I filled the lovely cases with some lemon drizzle cupcakes and topped them with some italian meringue, lemon zest and fresh berries from the garden, simple, but pretty and delicious :)


Tuesday, 9 August 2011

Speaking of birthdays...

...I had my own birthday not so long ago and it happened to coincide with the birthdays of some other lovely people, so we had a bit of a do in a nice camden pub.  We were presented with some beautiful, and delicious, cakes :)



I  love giraffes, it was difficult bringing myself to cut the first slice of this one, made by the highly talented Francesa Mitchell. 


I also made a few little cakes for the other birthday girls:


Passion fruit meringue cupcakes: Greek yoghurt sponge with passion fruit curd and italian meringue on top, decorated with some of my hoard from the sweet shop in Haslemere :)


Monday, 8 August 2011

Birthday Bonanza

This weekend was my sister's 30th and I had the task of making the cake, something I eagerly volunteered for - planning it had kept me occupied in many a dull lecture over the past few months!  Like myself, my sister adores passion fruit so that was the basis of the main cake, and for a bit of extra fun I did some indulgent millionaires shortbread.  It was a lot of fun to do and the plates were cleared fairly quickly, which is always an encouraging sign :)


The main event; passion fruit chiffon cake with a passion fruit cream filling (a recipe I hadn't tried before, tasty but I think I prefer a more traditional english sponge mix - if I did it again I'd use the passion fruit cupcake recipe from Susannah Blake's cupcake book, it's delicious)

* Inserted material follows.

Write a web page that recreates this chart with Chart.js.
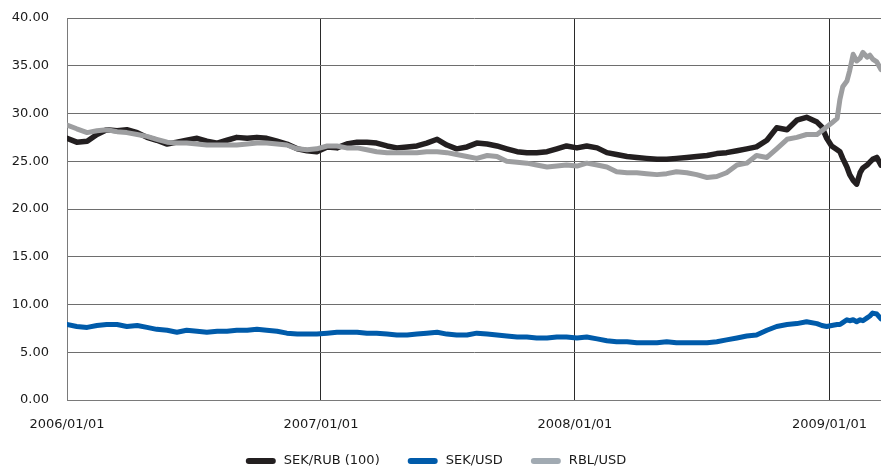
<!DOCTYPE html>
<html>
<head>
<meta charset="utf-8">
<script src="https://cdn.jsdelivr.net/npm/chart.js@4/dist/chart.umd.min.js"></script>
<style>
html,body{margin:0;padding:0;background:#fff;}
#wrap{width:881px;height:468px;position:relative;}
</style>
</head>
<body>
<div id="wrap"><canvas id="c"></canvas></div>
<script>
// Days since 2006-01-01
const dayOffsets = [0,14,29,43,57,72,86,101,115,129,144,158,172,187,201,216,230,244,259,273,287,302,316,331,345,359,374,388,402,417,431,445,460,474,489,503,517,532,546,560,575,589,604,618,632,647,661,675,690,704,718,733,747,762,776,790,805,819,833,848,862,876,891,905,920,934,948,963,977,991,1006,1020,1035,1049,1063,1078,
1085,1092,1099,1107,1111,1115,1121,1125,1130,1135,1140,1144,1150,1154,1158,1164,1170];

const sekRub = [27.4,27.0,27.1,27.8,28.3,28.2,28.3,28.0,27.5,27.2,26.8,27.0,27.2,27.4,27.1,26.9,27.2,27.5,27.4,27.5,27.4,27.1,26.8,26.3,26.1,26.0,26.5,26.4,26.8,27.0,27.0,26.9,26.6,26.4,26.5,26.6,26.9,27.3,26.7,26.3,26.5,26.9,26.8,26.6,26.3,26.0,25.9,25.9,26.0,26.3,26.6,26.4,26.6,26.4,25.9,25.7,25.5,25.4,25.3,25.2,25.2,25.3,25.4,25.5,25.6,25.8,25.9,26.1,26.3,26.5,27.2,28.5,28.3,29.3,29.6,29.1,
28.6,27.4,26.6,26.2,26.0,25.3,24.4,23.6,23.0,22.6,23.8,24.3,24.6,24.9,25.2,25.4,24.6];

const sekUsd = [7.9,7.7,7.6,7.8,7.9,7.9,7.7,7.8,7.6,7.4,7.3,7.1,7.3,7.2,7.1,7.2,7.2,7.3,7.3,7.4,7.3,7.2,7.0,6.9,6.9,6.9,7.0,7.1,7.1,7.1,7.0,7.0,6.9,6.8,6.8,6.9,7.0,7.1,6.9,6.8,6.8,7.0,6.9,6.8,6.7,6.6,6.6,6.5,6.5,6.6,6.6,6.5,6.6,6.4,6.2,6.1,6.1,6.0,6.0,6.0,6.1,6.0,6.0,6.0,6.0,6.1,6.3,6.5,6.7,6.8,7.3,7.7,7.9,8.0,8.2,8.0,
7.8,7.7,7.8,7.9,7.9,8.1,8.4,8.3,8.4,8.2,8.4,8.3,8.6,8.8,9.1,9.0,8.5];

const rblUsd = [28.8,28.4,28.0,28.2,28.3,28.1,28.0,27.8,27.6,27.3,27.0,26.9,26.9,26.8,26.7,26.7,26.7,26.7,26.8,26.9,26.9,26.8,26.7,26.3,26.2,26.3,26.6,26.6,26.4,26.4,26.2,26.0,25.9,25.9,25.9,25.9,26.0,26.0,25.9,25.7,25.5,25.3,25.6,25.5,25.0,24.9,24.8,24.6,24.4,24.5,24.6,24.5,24.8,24.6,24.4,23.9,23.8,23.8,23.7,23.6,23.7,23.9,23.8,23.6,23.3,23.4,23.8,24.6,24.8,25.6,25.4,26.3,27.3,27.5,27.8,27.8,
28.2,28.6,29.0,29.5,31.5,32.8,33.4,34.5,36.2,35.5,35.8,36.4,35.9,36.1,35.7,35.4,34.6];

const seriesNames = ['SEK/RUB (100)','SEK/USD','RBL/USD'];
const tickDays = [0,365,730,1096];
const tickLabels = ['2006/01/01','2007/01/01','2008/01/01','2009/01/01'];
const yTicks = [0,5,10,15,20,25,30,35,40];

const colors = ['#231f20','#005baa','#9d9ea0'];
const legendColors = ['#231f20','#005baa','#a1aab2'];

function pts(vals){ return vals.map((v,i)=>({x:dayOffsets[i], y:v})); }

const FONT = '"DejaVu Sans", sans-serif';

const legendPlugin = {
  id:'customLegend',
  afterDraw(chart){
    const ctx = chart.ctx;
    ctx.save();
    ctx.font = '13px ' + FONT;
    const sw = 30, gapText = 8, gapItem = 28;
    const items = chart.data.datasets.map((d,i)=>({label:d.label, color:legendColors[i], w:ctx.measureText(d.label).width}));
    let total = 0;
    items.forEach((it,i)=>{ total += sw + gapText + it.w + (i<items.length-1?gapItem:0); });
    let x = 436 - total/2;
    const y = 461;
    items.forEach(it=>{
      ctx.strokeStyle = it.color;
      ctx.lineWidth = 6;
      ctx.lineCap = 'round';
      ctx.beginPath();
      ctx.moveTo(x+3, y); ctx.lineTo(x+sw-3, y); ctx.stroke();
      x += sw + gapText;
      ctx.fillStyle = '#1a1a1a';
      ctx.textAlign = 'left';
      ctx.textBaseline = 'middle';
      ctx.fillText(it.label, x, y);
      x += it.w + gapItem;
    });
    ctx.restore();
  }
};

new Chart(document.getElementById('c'), {
  type:'line',
  data:{
    datasets:[
      {label:seriesNames[0], data:pts(sekRub), borderColor:colors[0], backgroundColor:colors[0], order:2, borderWidth:5.5},
      {label:seriesNames[1], data:pts(sekUsd), borderColor:colors[1], backgroundColor:colors[1], order:1},
      {label:seriesNames[2], data:pts(rblUsd), borderColor:colors[2], backgroundColor:colors[2], order:0}
    ]
  },
  options:{
    responsive:true,
    maintainAspectRatio:false,
    animation:false,
    layout:{padding:{top:18,left:0,right:0,bottom:0}},
    elements:{
      line:{borderWidth:5, tension:0, borderJoinStyle:'round', borderCapStyle:'round'},
      point:{radius:0, hoverRadius:0}
    },
    plugins:{legend:{display:false}, tooltip:{enabled:false}},
    scales:{
      x:{
        type:'linear', min:0, max:1170,
        afterBuildTicks(s){ s.ticks = tickDays.map(v=>({value:v})); },
        afterFit(s){ s.height = 68; s.paddingLeft = 0; s.paddingRight = 0; },
        ticks:{
          padding:17, maxRotation:0, autoSkip:false,
          color:'#1a1a1a', font:{family:FONT, size:13},
          callback(v){ const i = tickDays.indexOf(v); return i>=0 ? tickLabels[i] : ''; }
        },
        grid:{color:(c)=> (c.tick && c.tick.value===0) ? 'rgba(0,0,0,0)' : '#2a2a2a', lineWidth:1, drawTicks:false},
        border:{color:'#7a7a7a', width:1}
      },
      y:{
        min:0, max:40,
        afterBuildTicks(s){ s.ticks = yTicks.map(v=>({value:v})); },
        afterFit(s){ s.width = 67; s.paddingTop = 0; s.paddingBottom = 0; },
        ticks:{
          padding:18, color:'#1a1a1a', font:{family:FONT, size:13},
          callback(v){ return Number(v).toFixed(2); }
        },
        grid:{color:'#6e6e6e', lineWidth:1, drawTicks:false},
        border:{color:'#7a7a7a', width:1}
      }
    }
  },
  plugins:[legendPlugin]
});
</script>
</body>
</html>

Millionaire's shortbread 'cupcakes'; I made them individually in a deep muffin tin






Monday, 30 May 2011

Sunday, Monday, happy daze

May is the most generous month for holidays, and even more so this year.  It may only be one extra day, but that pleasant drift from Sunday into monday, avoiding the horrible usual sinking Sunday evening feeling, never fails to disappoint - no matter what you do with it.  This bank holiday weekend, as you would expect, I spent a large amount of my time baking.  It may not have been the sunniest of holidays, but I tried to brighten it up with some summery cakes, these were my final offerings:




Lemon Meringue Cupcakes, with some more violets pinched from the garden.  :)

Sunday, 29 May 2011

Flower Power (2)


Flower cake no 2 was for the birthday of Miss Poppy French.  The cake was a blueberry soured cream cake , I addd a few less blueberries ad put in some raspberries for extra colour and taste.  


I topped it with cream cheese/sour cream icing (my cream cheese was low fat which is why it looks quite runny, but it still tasted good and I think the drizzly look suits the cake).  Then I scattered on shards of meringue, piles of fresh raspberries and blueberries, some more meringue crumbs and some fresh flowers and herbs from the garden.  I used little violets (I looked them up to check they are edible and gave them a gentle wash), and some mint sprigs.  


I finished the cake off with some drizzles of peach sauce; I made the peach sauce by heating some chopped peaches to soften them, blitzing them and then pushing the pulp through a sieve.  The remaining juice I then heated on the hob and dissolved some caster sugar in to taste, don't overheat it or it will congeal and loose its pretty pinky colour.  

Any fruit/flower combination would work beautifully on this cake - just make sure the flowers aren't poisonous!